Reproduce the listing below character for character; drop every image.
=-=-=-=-=
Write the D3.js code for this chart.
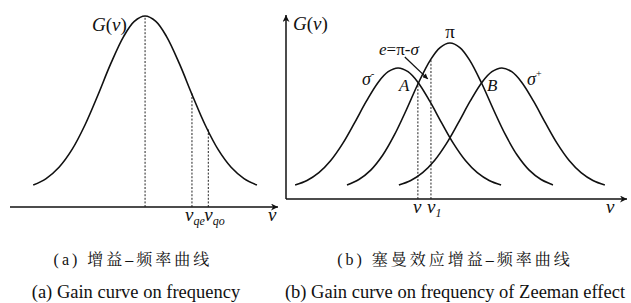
<!DOCTYPE html>
<html><head><meta charset="utf-8">
<script src="https://cdn.jsdelivr.net/npm/d3@7/dist/d3.min.js"></script>
<style>
body{margin:0;background:#fff;}
svg{display:block;}
text{font-family:"Liberation Serif","Times New Roman",Times,serif;fill:#111;}
.cn{font-family:"Liberation Serif","Times New Roman","Noto Serif CJK SC","Noto Sans CJK SC",serif;}
.it{font-style:italic;}
</style></head>
<body><svg id="c" width="631" height="303"></svg>
<script>
// ---- data ----
// sample offsets of one gain line shape (in line-width units) and gain values
const shapeOffsets = [-2.6,-2.3,-2.0,-1.7,-1.4,-1.1,-0.8,-0.5,-0.25,0,0.25,0.5,0.8,1.1,1.4,1.7,2.0,2.3,2.6];
const gainLeft  = [0.115,0.149,0.208,0.300,0.428,0.584,0.749,0.892,0.972,1.0,0.972,0.892,0.749,0.584,0.428,0.300,0.208,0.149,0.115];
const gainSigma = [0.09,0.119,0.169,0.247,0.355,0.488,0.627,0.749,0.816,0.84,0.816,0.749,0.627,0.488,0.355,0.247,0.169,0.119,0.09];
const gainPi    = [0.09,0.125,0.185,0.280,0.412,0.572,0.742,0.889,0.971,1.0,0.971,0.889,0.742,0.572,0.412,0.280,0.185,0.125,0.09];
// right panel Zeeman components
const zeemanNames   = ["σ-","π","σ+"];
const zeemanCenters = [-1.31, 0, 1.31];
// marker lines (frequency, gain at top)
const leftMarkNames = ["ν0","νqe","νqo"];
const leftMarkX     = [0, 1.09, 1.47];
const leftMarkG     = [1.0, 0.60, 0.41];
const rightMarkNames = ["ν","ν1"];
const rightMarkX     = [-0.81, -0.48];
const rightMarkG     = [0.745, 0.895];
const captionsCN = ["(a) 增益–频率曲线","(b) 塞曼效应增益–频率曲线"];
const captionsEN = ["(a) Gain curve on frequency","(b) Gain curve on frequency of Zeeman effect"];

const svg = d3.select("#c");
const defs = svg.append("defs");
defs.append("marker").attr("id","ah").attr("viewBox","0 0 10 10").attr("refX",10).attr("refY",5)
  .attr("markerWidth",9).attr("markerHeight",7).attr("markerUnits","userSpaceOnUse").attr("orient","auto")
  .append("path").attr("d","M0,0 L10,5 L0,10 L3,5 Z").attr("fill","#111");
defs.append("marker").attr("id","ah2").attr("viewBox","0 0 10 10").attr("refX",10).attr("refY",5)
  .attr("markerWidth",6).attr("markerHeight",5).attr("markerUnits","userSpaceOnUse").attr("orient","auto")
  .append("path").attr("d","M0,0 L10,5 L0,10 Z").attr("fill","#111");

// ---- left panel ----
const xL = d3.scaleLinear().domain([-3.14, 3.09]).range([10, 278]);
const yL = d3.scaleLinear().domain([0, 1]).range([207, 16]);
const line = (xs, ys, c) => d3.line().x((d,i)=>xs(c+shapeOffsets[i])).y(d=>ys(d)).curve(d3.curveCatmullRom);

const gL = svg.append("g");
gL.append("line").attr("x1",xL.range()[0]).attr("x2",xL.range()[1]).attr("y1",yL(0)).attr("y2",yL(0))
  .attr("stroke","#111").attr("stroke-width",1.5).attr("marker-end","url(#ah)");
gL.selectAll("line.mk").data(leftMarkX).join("line").attr("class","mk")
  .attr("x1",d=>xL(d)).attr("x2",d=>xL(d)).attr("y1",yL(0)).attr("y2",(d,i)=>yL(leftMarkG[i]))
  .attr("stroke","#222").attr("stroke-width",1).attr("stroke-dasharray","2,1.6");
gL.append("path").attr("d",line(xL,yL,0)(gainLeft)).attr("fill","none").attr("stroke","#111").attr("stroke-width",1.6);

gL.append("text").attr("x",92).attr("y",31).attr("font-size",19)
  .html('<tspan class="it">G</tspan>(<tspan class="it">ν</tspan>)');
const nuSub = (g, x, y, sub) => g.append("text").attr("x",x).attr("y",y).attr("font-size",19)
  .html('<tspan class="it">ν</tspan>' + (sub ? '<tspan class="it" font-size="12" dy="4">'+sub+'</tspan>' : ''));
nuSub(gL, xL(leftMarkX[1])-7, 221, "qe");
nuSub(gL, xL(leftMarkX[2])-4, 221, "qo");
nuSub(gL, 268, 221, "");

// ---- right panel ----
const xR = d3.scaleLinear().domain([-4.14, 4.47]).range([286, 627]);
const yR = d3.scaleLinear().domain([0, 1]).range([199, 43]);
const gR = svg.append("g");
gR.append("line").attr("x1",xR.range()[0]).attr("x2",xR.range()[1]).attr("y1",yR(0)).attr("y2",yR(0))
  .attr("stroke","#111").attr("stroke-width",1.5).attr("marker-end","url(#ah)");
gR.append("line").attr("x1",xR.range()[0]).attr("x2",xR.range()[0]).attr("y1",yR(0)).attr("y2",15)
  .attr("stroke","#111").attr("stroke-width",1.5).attr("marker-end","url(#ah)");
gR.selectAll("line.mk").data(rightMarkX).join("line").attr("class","mk")
  .attr("x1",d=>xR(d)).attr("x2",d=>xR(d)).attr("y1",yR(0)).attr("y2",(d,i)=>yR(rightMarkG[i]))
  .attr("stroke","#222").attr("stroke-width",1).attr("stroke-dasharray","2,1.6");
zeemanNames.forEach((n,i)=>{
  const vals = n === "π" ? gainPi : gainSigma;
  gR.append("path").attr("d",line(xR,yR,zeemanCenters[i])(vals)).attr("fill","none")
    .attr("stroke","#111").attr("stroke-width",1.6);
});
// e = π - σ arrow
gR.append("line").attr("x1",xR(-1.14)).attr("y1",yR(0.91)).attr("x2",xR(-0.56)).attr("y2",yR(0.77))
  .attr("stroke","#111").attr("stroke-width",1.3).attr("marker-end","url(#ah2)");

gR.append("text").attr("x",293).attr("y",30).attr("font-size",19)
  .html('<tspan class="it">G</tspan>(<tspan class="it">ν</tspan>)');
gR.append("text").attr("x",xR(0)).attr("y",38).attr("font-size",19).attr("text-anchor","middle").text("π");
gR.append("text").attr("x",379).attr("y",55).attr("font-size",17)
  .html('<tspan class="it">e</tspan>=π-<tspan class="it">σ</tspan>');
gR.append("text").attr("x",362).attr("y",85).attr("font-size",18)
  .html('<tspan class="it">σ</tspan><tspan font-size="10" dy="-8">-</tspan>');
gR.append("text").attr("x",527).attr("y",85).attr("font-size",18)
  .html('<tspan class="it">σ</tspan><tspan font-size="10" dy="-8">+</tspan>');
gR.append("text").attr("x",399).attr("y",91).attr("font-size",17).attr("class","it").text("A");
gR.append("text").attr("x",487).attr("y",91).attr("font-size",17).attr("class","it").text("B");
nuSub(gR, xR(rightMarkX[0])-5, 213, "");
nuSub(gR, xR(rightMarkX[1])-4, 213, "1");
nuSub(gR, 606, 213, "");

// ---- captions ----
svg.selectAll("text.cn").data(captionsCN).join("text").attr("class","cn")
  .attr("x",(d,i)=>[133,455][i]).attr("y",265).attr("font-size",16).attr("letter-spacing",3)
  .attr("text-anchor","middle").text(d=>d);
svg.selectAll("text.en").data(captionsEN).join("text").attr("class","en")
  .attr("x",(d,i)=>[136,455][i]).attr("y",298).attr("font-size",18.5).attr("text-anchor","middle").text(d=>d);
</script></body></html>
=-=-=-=-=
▶ **Output of the exercise**
Write the D3.js code for this chart.
<!DOCTYPE html>
<html><head><meta charset="utf-8">
<script src="https://cdn.jsdelivr.net/npm/d3@7/dist/d3.min.js"></script>
<style>
body{margin:0;background:#fff;}
svg{display:block;}
text{font-family:"Liberation Serif","Times New Roman",Times,serif;fill:#111;}
.cn{font-family:"Liberation Serif","Times New Roman","Noto Serif CJK SC","Noto Sans CJK SC",serif;}
.it{font-style:italic;}
</style></head>
<body><svg id="c" width="631" height="303"></svg>
<script>
// ---- data ----
// sample offsets of one gain line shape (in line-width units) and gain values
const shapeOffsets = [-2.6,-2.3,-2.0,-1.7,-1.4,-1.1,-0.8,-0.5,-0.25,0,0.25,0.5,0.8,1.1,1.4,1.7,2.0,2.3,2.6];
const gainLeft  = [0.115,0.149,0.208,0.300,0.428,0.584,0.749,0.892,0.972,1.0,0.972,0.892,0.749,0.584,0.428,0.300,0.208,0.149,0.115];
const gainSigma = [0.09,0.119,0.169,0.247,0.355,0.488,0.627,0.749,0.816,0.84,0.816,0.749,0.627,0.488,0.355,0.247,0.169,0.119,0.09];
const gainPi    = [0.09,0.125,0.185,0.280,0.412,0.572,0.742,0.889,0.971,1.0,0.971,0.889,0.742,0.572,0.412,0.280,0.185,0.125,0.09];
// right panel Zeeman components
const zeemanNames   = ["σ-","π","σ+"];
const zeemanCenters = [-1.31, 0, 1.31];
// marker lines (frequency, gain at top)
const leftMarkNames = ["ν0","νqe","νqo"];
const leftMarkX     = [0, 1.09, 1.47];
const leftMarkG     = [1.0, 0.60, 0.41];
const rightMarkNames = ["ν","ν1"];
const rightMarkX     = [-0.81, -0.48];
const rightMarkG     = [0.745, 0.895];
const captionsCN = ["(a) 增益–频率曲线","(b) 塞曼效应增益–频率曲线"];
const captionsEN = ["(a) Gain curve on frequency","(b) Gain curve on frequency of Zeeman effect"];

const svg = d3.select("#c");
const defs = svg.append("defs");
defs.append("marker").attr("id","ah").attr("viewBox","0 0 10 10").attr("refX",10).attr("refY",5)
  .attr("markerWidth",9).attr("markerHeight",7).attr("markerUnits","userSpaceOnUse").attr("orient","auto")
  .append("path").attr("d","M0,0 L10,5 L0,10 L3,5 Z").attr("fill","#111");
defs.append("marker").attr("id","ah2").attr("viewBox","0 0 10 10").attr("refX",10).attr("refY",5)
  .attr("markerWidth",6).attr("markerHeight",5).attr("markerUnits","userSpaceOnUse").attr("orient","auto")
  .append("path").attr("d","M0,0 L10,5 L0,10 Z").attr("fill","#111");

// ---- left panel ----
const xL = d3.scaleLinear().domain([-3.14, 3.09]).range([10, 278]);
const yL = d3.scaleLinear().domain([0, 1]).range([207, 16]);
const line = (xs, ys, c) => d3.line().x((d,i)=>xs(c+shapeOffsets[i])).y(d=>ys(d)).curve(d3.curveCatmullRom);

const gL = svg.append("g");
gL.append("line").attr("x1",xL.range()[0]).attr("x2",xL.range()[1]).attr("y1",yL(0)).attr("y2",yL(0))
  .attr("stroke","#111").attr("stroke-width",1.5).attr("marker-end","url(#ah)");
gL.selectAll("line.mk").data(leftMarkX).join("line").attr("class","mk")
  .attr("x1",d=>xL(d)).attr("x2",d=>xL(d)).attr("y1",yL(0)).attr("y2",(d,i)=>yL(leftMarkG[i]))
  .attr("stroke","#222").attr("stroke-width",1).attr("stroke-dasharray","2,1.6");
gL.append("path").attr("d",line(xL,yL,0)(gainLeft)).attr("fill","none").attr("stroke","#111").attr("stroke-width",1.6);

gL.append("text").attr("x",92).attr("y",31).attr("font-size",19)
  .html('<tspan class="it">G</tspan>(<tspan class="it">ν</tspan>)');
const nuSub = (g, x, y, sub) => g.append("text").attr("x",x).attr("y",y).attr("font-size",19)
  .html('<tspan class="it">ν</tspan>' + (sub ? '<tspan class="it" font-size="12" dy="4">'+sub+'</tspan>' : ''));
nuSub(gL, xL(leftMarkX[1])-7, 221, "qe");
nuSub(gL, xL(leftMarkX[2])-4, 221, "qo");
nuSub(gL, 268, 221, "");

// ---- right panel ----
const xR = d3.scaleLinear().domain([-4.14, 4.47]).range([286, 627]);
const yR = d3.scaleLinear().domain([0, 1]).range([199, 43]);
const gR = svg.append("g");
gR.append("line").attr("x1",xR.range()[0]).attr("x2",xR.range()[1]).attr("y1",yR(0)).attr("y2",yR(0))
  .attr("stroke","#111").attr("stroke-width",1.5).attr("marker-end","url(#ah)");
gR.append("line").attr("x1",xR.range()[0]).attr("x2",xR.range()[0]).attr("y1",yR(0)).attr("y2",15)
  .attr("stroke","#111").attr("stroke-width",1.5).attr("marker-end","url(#ah)");
gR.selectAll("line.mk").data(rightMarkX).join("line").attr("class","mk")
  .attr("x1",d=>xR(d)).attr("x2",d=>xR(d)).attr("y1",yR(0)).attr("y2",(d,i)=>yR(rightMarkG[i]))
  .attr("stroke","#222").attr("stroke-width",1).attr("stroke-dasharray","2,1.6");
zeemanNames.forEach((n,i)=>{
  const vals = n === "π" ? gainPi : gainSigma;
  gR.append("path").attr("d",line(xR,yR,zeemanCenters[i])(vals)).attr("fill","none")
    .attr("stroke","#111").attr("stroke-width",1.6);
});
// e = π - σ arrow
gR.append("line").attr("x1",xR(-1.14)).attr("y1",yR(0.91)).attr("x2",xR(-0.56)).attr("y2",yR(0.77))
  .attr("stroke","#111").attr("stroke-width",1.3).attr("marker-end","url(#ah2)");

gR.append("text").attr("x",293).attr("y",30).attr("font-size",19)
  .html('<tspan class="it">G</tspan>(<tspan class="it">ν</tspan>)');
gR.append("text").attr("x",xR(0)).attr("y",38).attr("font-size",19).attr("text-anchor","middle").text("π");
gR.append("text").attr("x",379).attr("y",55).attr("font-size",17)
  .html('<tspan class="it">e</tspan>=π-<tspan class="it">σ</tspan>');
gR.append("text").attr("x",362).attr("y",85).attr("font-size",18)
  .html('<tspan class="it">σ</tspan><tspan font-size="10" dy="-8">-</tspan>');
gR.append("text").attr("x",527).attr("y",85).attr("font-size",18)
  .html('<tspan class="it">σ</tspan><tspan font-size="10" dy="-8">+</tspan>');
gR.append("text").attr("x",399).attr("y",91).attr("font-size",17).attr("class","it").text("A");
gR.append("text").attr("x",487).attr("y",91).attr("font-size",17).attr("class","it").text("B");
nuSub(gR, xR(rightMarkX[0])-5, 213, "");
nuSub(gR, xR(rightMarkX[1])-4, 213, "1");
nuSub(gR, 606, 213, "");

// ---- captions ----
svg.selectAll("text.cn").data(captionsCN).join("text").attr("class","cn")
  .attr("x",(d,i)=>[133,455][i]).attr("y",265).attr("font-size",16).attr("letter-spacing",3)
  .attr("text-anchor","middle").text(d=>d);
svg.selectAll("text.en").data(captionsEN).join("text").attr("class","en")
  .attr("x",(d,i)=>[136,455][i]).attr("y",298).attr("font-size",18.5).attr("text-anchor","middle").text(d=>d);
</script></body></html>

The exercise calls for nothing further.